Mexico’s peso posted its seventh-straight month of gains, the longest such streak in 15 years, with the currency’s carry trade appeal unshaken by warnings the rally has left it overpriced.
The currency, which is hovering near its strongest level since 2015, gained 2.3% this month. Its more than 16% rise this year makes it the best-performing currency across emerging markets after Colombia’s peso.
The resilience that earned it the moniker of “super peso” is unlikely to fade any time soon. Cooling US inflation data is stoking expectations that the Federal Reserve may have hiked for the last time. Meanwhile, stronger-than-expected growth data in Mexico on Monday reinforced expectations that its central bank will be the last among Latin America’s major economies to start cutting interest rates.
“The fact that Banxico will keep the carry is a dominant factor that should keep the peso stable at these levels,” said Marco Oviedo, a strategist at XP Investimentos. “If anything, it could get stronger.”
Still, Oviedo is among investors warning that the peso trade has become crowded. That could leave the currency vulnerable to a pullback toward 17 per dollar, from a current level of around 16.74, on any unexpected news, he said.

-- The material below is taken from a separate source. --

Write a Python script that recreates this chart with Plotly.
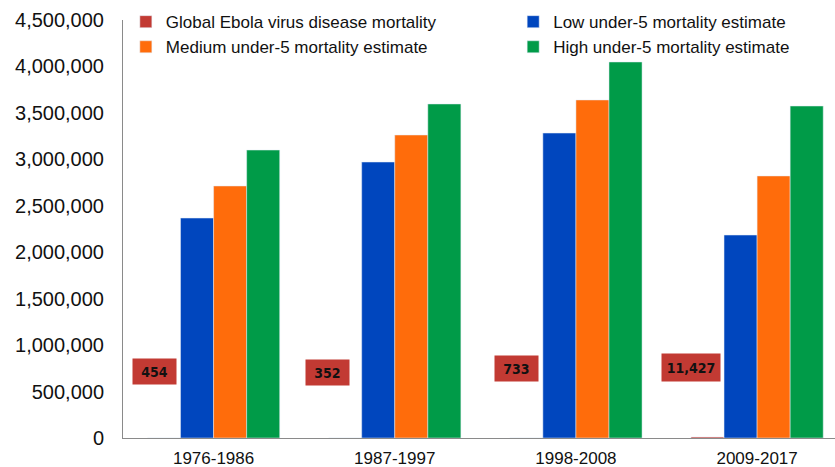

Read More: Brazil Set to Cut Rates, Colombia to Hold
While traders expect Mexico to begin cutting rates in the last quarter of the year, other Latin American countries have already kicked off their own easing cycles. Chile’s peso led losses in global currency markets on Monday after its central bank surprised analysts with a full percentage-point rate cut late Friday, and pointed to further big cuts to come. Meanwhile, traders are tilting toward Brazil reducing interest rates by 50 basis points on Wednesday.
Erick Martinez, a currency strategist at Barclays in New York, said the peso is only going to get more attractive in the coming months as other Latin American banks cut.
“We are in a new phase of the dollar cycle, we can see a fundamentally weaker dollar, and in the case of the peso, it has the added benefit of remittances and high carry,” Martinez said.
JPMorgan analysts said in a report last week the doubling in remittances over the last five years — to about $60 billion annually, exceeding oil exports — is among factors that have supported a structural change in the currency, making it less volatile than in the past.
“That means your sources of dollar inflows are going to be all that much more stable,” JPMorgan strategist Saad Siddiqui said in an interview. “They’re not going to be as dependent or volatile on the global business cycle.”
Read More: ‘Super Peso’ Defies Gloom, Tests High as US Economy Gains Steam
Data on Tuesday is expected to show that remittances rose to $5.4 billion in June, up more than 5% from the same month last year, according to analysts surveyed by Bloomberg.
The peso has also been lifted by expectations that manufacturers will bring more production facilities to Mexico in the wake of the supply disruptions seen during Covid, as well as the US’s trade disputes with China.